Holly boxes cut from a holly tree killed in Mount Holly in 1996

Back in 1996, as I was enjoying the Olympics in Atlanta, tornadoes ripped through Mount Holly, NJ. That’s right – tornadoes. Imagine my surprise when I saw that on the Weather Channel. I had parked my car there before traveling to Atlanta with a friend in an admittedly better car, and when I got back I discovered that the sudden pressure change had blown out my air conditioner. The tornado also snapped off many of the town’s eponymous holly trees, and blew them around the neighborhood.

The boxes you see are made from that wood. I think it’s fun to use the tree itself as a guide to design, since so many leaves are attractive and distinct. Holly’s tough to work. It’s hard and stringy, and it can heat up and burn when it’s cut with power tools, but the tight grain is very pretty and polishes well. The wood won’t stay this white forever – exposure to air and light will turn it butter yellow someday, but for now, it’s almost as pale as when I cut it open.

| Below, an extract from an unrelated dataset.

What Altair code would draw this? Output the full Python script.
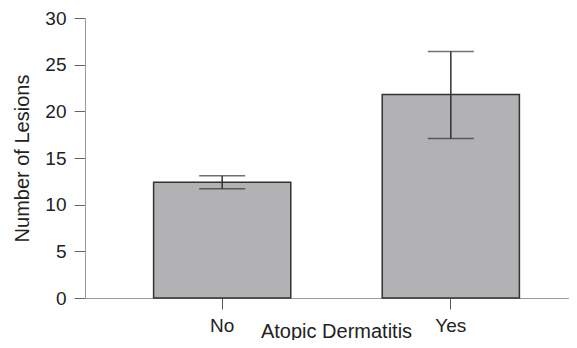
import altair as alt
import pandas as pd

categories = ["No", "Yes"]
means = [12.4, 21.8]
lows = [11.7, 17.1]
highs = [13.1, 26.4]

df = pd.DataFrame({"cat": categories, "mean": means, "low": lows, "high": highs})

FONT = "Liberation Sans"

x = alt.X(
    "cat:N",
    sort=categories,
    scale=alt.Scale(paddingInner=0.4, paddingOuter=0.3, range=[0, 503]),
    axis=alt.Axis(
        title="Atopic Dermatitis",
        labelAngle=0,
        labelFontSize=19,
        labelColor="#222222",
        labelFont=FONT,
        labelPadding=7,
        tickSize=11,
        tickColor="#555555",
        domainColor="#9a9a9a",
        titleFontSize=20,
        titleFont=FONT,
        titleFontWeight="normal",
        titleColor="#222222",
        titleBaseline="alphabetic",
        titleY=39,
        titleX=251,
    ),
)

base = alt.Chart(df)

bars = base.mark_bar(fill="#b2b2b5", stroke="#333333", strokeWidth=1.5).encode(
    x=x,
    y=alt.Y(
        "mean:Q",
        scale=alt.Scale(domain=[0, 30], nice=False),
        axis=alt.Axis(
            title="Number of Lesions",
            values=[0, 5, 10, 15, 20, 25, 30],
            grid=False,
            labelFontSize=19,
            labelColor="#222222",
            labelFont=FONT,
            labelPadding=8,
            tickSize=11,
            tickColor="#666666",
            domainColor="#9a9a9a",
            titleFontSize=20,
            titleFont=FONT,
            titleFontWeight="normal",
            titleColor="#222222",
            titleBaseline="alphabetic",
            titleX=-57,
        ),
    ),
)

rule = base.mark_rule(color="#333333", strokeWidth=1.5).encode(
    x=alt.X("cat:N", sort=categories),
    y="low:Q",
    y2="high:Q",
)

cap_hi = base.mark_tick(color="#333333", thickness=1.5, size=46, orient="horizontal").encode(
    x=alt.X("cat:N", sort=categories),
    y="high:Q",
)
cap_lo = base.mark_tick(color="#333333", thickness=1.5, size=46, orient="horizontal").encode(
    x=alt.X("cat:N", sort=categories),
    y="low:Q",
)

chart = (
    alt.layer(bars, rule, cap_hi, cap_lo)
    .properties(
        width=484,
        height=280,
        autosize=alt.AutoSizeParams(type="none"),
        padding={"left": 77, "top": 10, "right": 0, "bottom": 42},
    )
    .configure_view(stroke=None)
)

chart.save("out.html", embed_options={"renderer": "svg", "actions": False})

I’ll show these at the upcoming event in Metuchen, ‘Eat, Drink, and Buy Art’, this weekend. Here’s the link: The Borough Improvement League always runs a great event, so if you’re thinking of picking up some holiday gifts, stop by and see these very boxes and lots of other good stuff.

Fine Time for a Fairy Garden


It’s hard to get motivated about even the cutest fairy garden in the world when snow is falling on the leaves you didn’t rake up, but it’s not really my problem. This is a commission piece for a neighbor, and her yard is tidy. She’ll put it out in spring for her new grandchild. It’s about 18 inches wide, carved from a solid block of 2″ mahogany. Mahogany is not only water-resistant (the Coast Guard built cutters out of it for years), it’s also very pretty. It carves well. It’s not the smoothest wood, and most is too coarse for fine detail, but this is a big piece and tiny details wouldn’t read clearly from a distance, no matter what wood I used.

I wanted to show the grain and color of the wood, yet also incorporate color, since it’s a whimsical piece for a child. The pigment is good old Crayola watercolor paint. The top coat is also water based; I think that oil based spar varnish is tougher, but the waterbased finishes are crystal-clear, and all the oil finishes are yellow. They make the wood look richer, and they’d be fine over the leaves, but they’d make the violets brown and the border salmon. Audrey’s fairies do not like salmon.

This is intended for a little girl, of course. Do little boys like fairy gardens? Sure they do, until some bigger boy tells them they shouldn’t. So someday, if baby Audrey has a little brother who scorns violets, Grandma can add the Fairy Motocross, the Fairy Rock Climbing Wall, and the Fairy Skate Park.